The problem of high dimensionality is a big data problem in certain domains; however, in the surveyed works the publicly available image datasets are not big data. While class imbalance remains at the core of the one-classification problem, datasets with severe class imbalance have not been studied in the literature. Nor has the problem of class rarity in big data and one-class classification. While the application of deep learning to OCC problems is actively being investigated, more research needs to be undertaken in this area. For example, the presence of noise in big data and other datasets needs better solutions than those observed in the literature. Moreover, feature engineering in the context of one-class classification with big data is a promising area of research.

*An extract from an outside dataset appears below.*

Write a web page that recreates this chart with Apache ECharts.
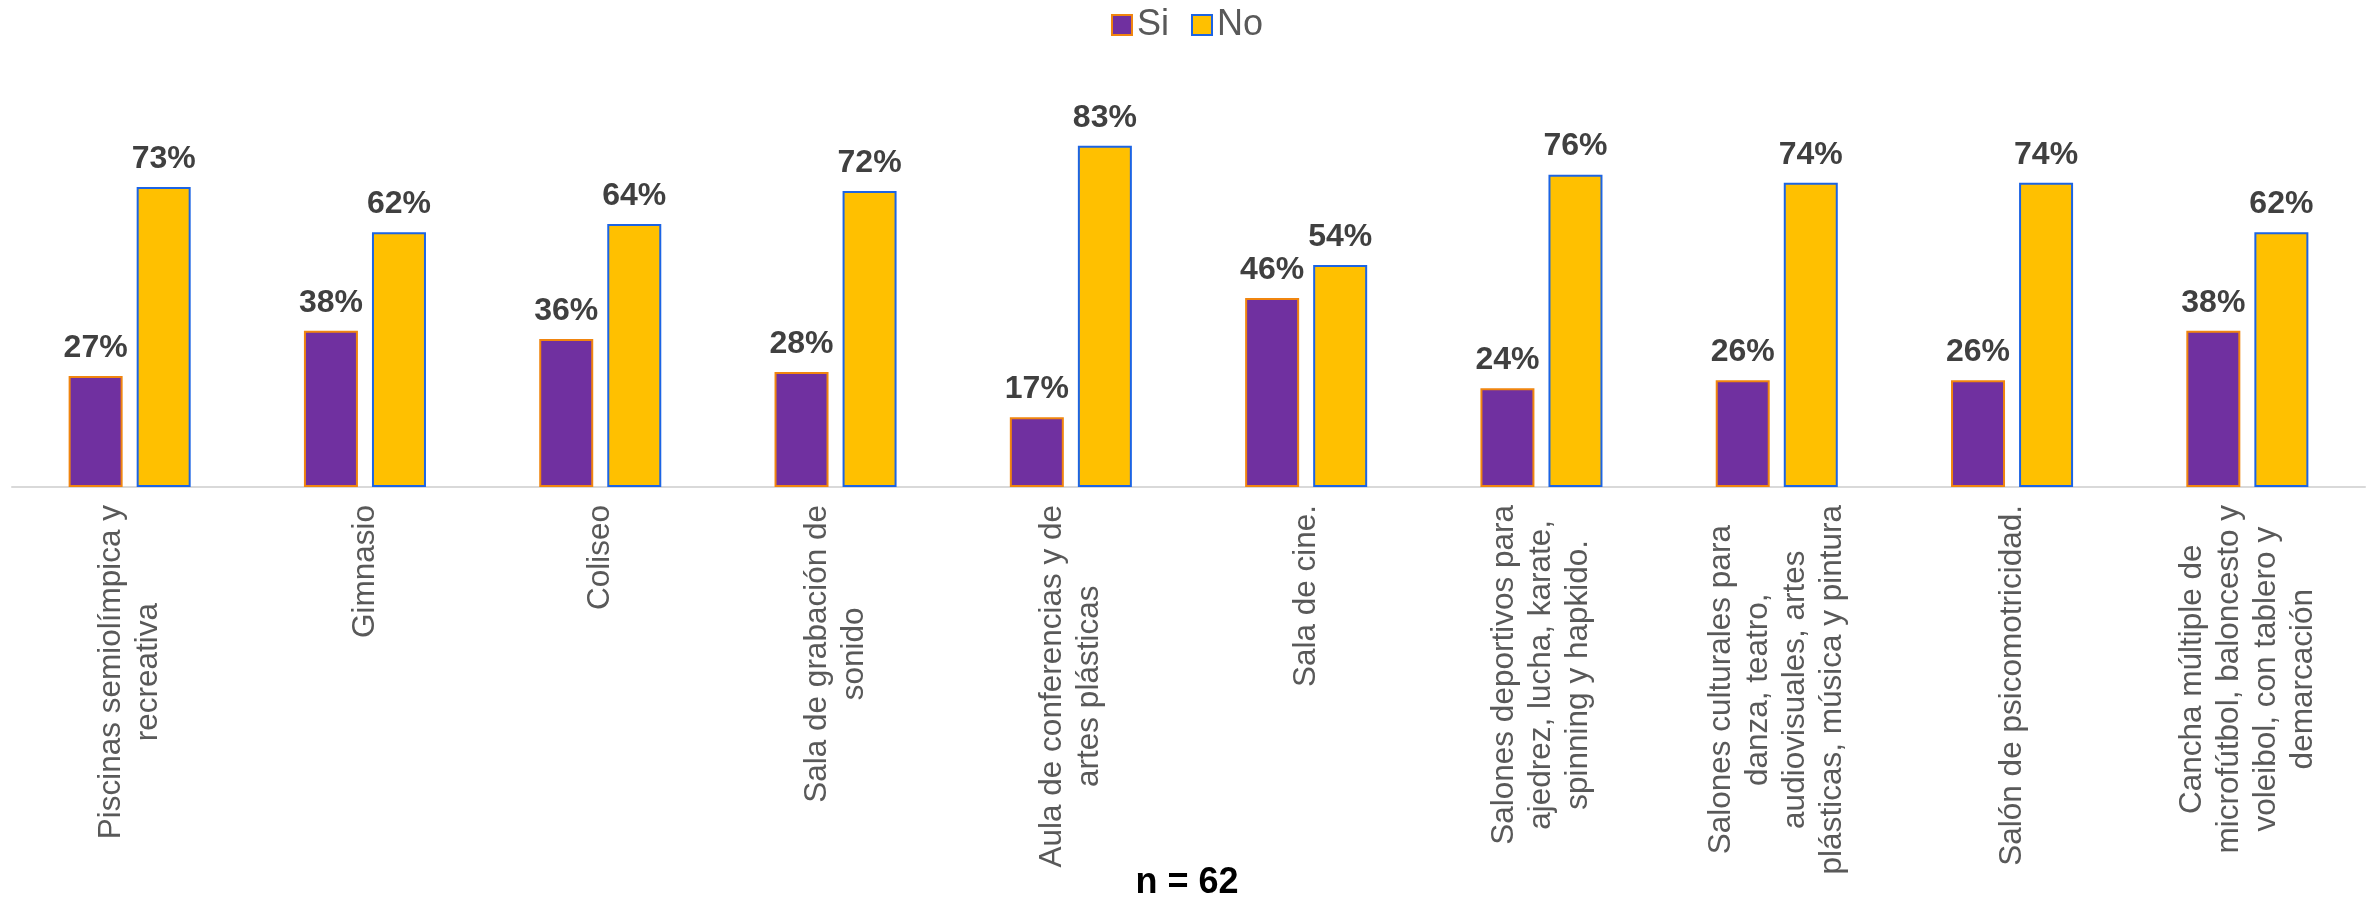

Innovative approaches, such as transfer learning, need additional attention in the context of one-class classification solutions. Investigating boosting-based methods in the context of OCC may yield interesting results; particularly, since it has shown extensive promise in traditional classification problems.

Conclusion

This study presented a large survey of one-class classification methods and approaches, including domain-specific applications, presented in the literature over the last decade, i.e., 2010–2021 (May 2021). Our survey categorizes the different works into three categories: outlier detection and OCC, novelty detection and OCC, and deep learning and OCC. The paper examined selected works on one-class classification such that a good cross section of approaches, methods, and application domains is represented in the survey. In addition, the paper highlighted potential applications of OCC in the context of various problems faced when dealing with big data.

While not meant to be an exhaustive survey, to our knowledge this is the most recent survey paper on one-class classification works in the literature. One area that has been largely omitted in one-class classification is the application context of big data and its inherently associated problems, such as severe class imbalance, class rarity, noisy data, and feature engineering. We feel this survey paper on one-class classification will be much appreciated by researchers and scientists working in the big data area of data mining and machine learning. Moreover, regarding one-class classification, additional research is needed in areas such as transfer learning [96], deep learning, feature engineering and selection [97], data quality and data collection, active learning [98], semi-supervised learning, and for additional domain applications [99].